On peut faire plein de choses. La première chose qu’on doit faire, c’est d’empêcher que les rares progrès qu’on a faits, ne soient défaits. Parce qu’aujourd’hui, on est face à une offensive massive des conservateurs contre, par exemple, la Loi sur la restauration de la nature, qu’on a votée au Parlement européen, mais avec une majorité extrêmement faible. Ça se jouait à une voix. C’est ça qui nous a donné la majorité. Donc, une majorité très fragile.

L’immense enjeu pour la biodiversité, c’est d’abord de faire un pacte bleu sur les océans et sur la mer, parce qu’on est en train de tuer nos océans et de tuer la biodiversité marine de manière générale. C’est le poumon de la planète. Donc, c’est une question à la fois de biodiversité et de climat. Il faut qu’on soit capables de mettre en place un pacte bleu sur la mer et les océans. Et ça va être un des grands enjeux du prochain mandat, dès qu’on arrive. Deuxième enjeu majeur, c’est la politique agricole commune qui correspond à 30% du budget européen. Ça doit devenir le bras armé, si vous voulez, du Green Deal. Il doit y avoir une transformation écologique de l’agriculture, qui soit aussi bénéfique socialement parce qu’on va arrêter de subventionner le productivisme et l’hectare, et on va passer à une subvention.

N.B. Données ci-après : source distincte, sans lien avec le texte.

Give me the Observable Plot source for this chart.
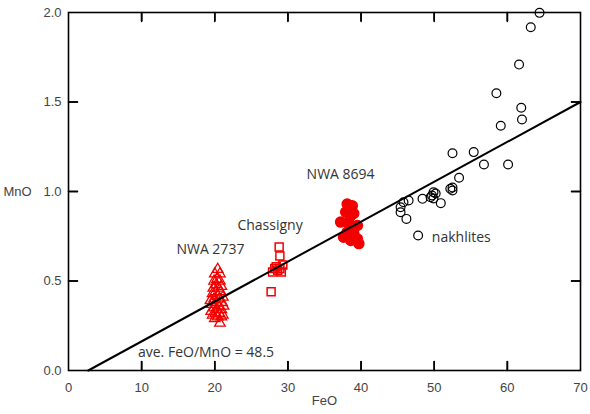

Si on me suit bien évidemment, car je n’ai pas encore eu la majorité.

Comment allier les parties économie et environnement notamment pour le cas des agriculteurs, que nous avons pu suivre récemment ? 

Ça doit marcher ensemble. Si on prend la colère agricole, qui est parfaitement légitime, celle-ci avait une base majeure qui était celle des revenus. Mais le problème, c’est que les prétendus porte-paroles du monde agricole sont pour la PAC actuelle. Ils ne voulaient pas poser la question des revenus. Ils ont donc posé la question des pesticides. C’est une arnaque totale. Pourquoi est-ce qu’un grand céréalier de la Beauce toucherait des centaines de milliers d’euros de la PAC alors que l’éleveur qui bosse 70 heures par semaine lui ne toucherait que 700 € par mois et va être oublié des subventions publiques?

Si on ne change pas ce système de subventions, si on ne change pas la politique agricole commune, on aura plus de paysans et plus de biodiversité. Donc là, ce qui se joue, c’est majeur. Et que ce soient les représentants d’Emmanuel Macron, ceux de la droite ou ceux de l’extrême droite, ils ont tous soutenu cette PAC. Nous, on a voté contre. Et quand on a voté contre, je me souviens très bien des arguments de débat, on nous disait : « Attention, ça va nourrir une colère sociale dans le monde agricole qui va ensuite déboucher sur une colère anti-écologique ». Or, les premiers problèmes, qui sont la répartition des revenus et la capacité des paysans à vivre de leur travail, ne sont pas des problèmes « anti-écolo », ce sont des problèmes de subventions publiques et d’organisation du marché. Ils sont aussi eux-mêmes directement concernés quand ils utilisent des produits phytosanitaires. Ils n’ont pas envie de les utiliser, parce que c’est leur santé.
On les a simplement liés à un système. Et aujourd’hui, pour les aider à s’en libérer, il faut changer notre méthode de subventions publiques. La subvention publique, comme ça, ça a l’air très abstrait. Mais en réalité, c’est l’argent des contribuables et ça donne une indication du sens politique où on veut aller. Et aujourd’hui, la subvention publique renforce les inégalités et renforce les politiques anti-écologiques. Il faut inverser ça. Il faut que les puissances publiques, désormais, mettent un cap.

Comment parvient-on à garantir le respect des mesures environnementales par les entreprises à l’échelle européenne ?

En ayant une politique claire, un cap clair. Ça ne suffit pas d’émettre des normes. Les normes, il faut les respecter. On doit accompagner, on doit avoir une politique claire. Regardez ce qu’il s’est passé aux États-Unis par exemple. Ils sont vraiment à la bourre sur la transition. On a, tout d’un coup, l’Inflation Reduction Act, qui est un grand plan de transition avec des investissements massifs. Nous, on n’est pas capables de faire ça. En plus des investissements massifs, ça représente surtout un cap clair sur long terme donné aux industriels et aux entreprises. Là-dessus, l’Europe doit aller dans ce sens. Il faut qu’on soit capables de faire ça, mais avec un volet supplémentaire qu’il n’y a pas aux États-Unis car ils ont un rapport très différent à l’énergie, c’est la sobriété. Nous, on doit vraiment travailler sur l’économie d’énergie, puisque la seule énergie totalement propre, c’est celle qu’on ne dépense pas. Mais par contre, on doit avoir un plan qui accompagne le Green Deal, un plan d’investissements massifs dans l’industrie et dans l’économie tout en mettant un cap clair. Et l’autre chose, c’est que quand on a des subventions européennes et des fonds européens, il doit y avoir une conditionnalité sociale et écologique bien plus massive que ce qui a été fait pendant le plan de relance.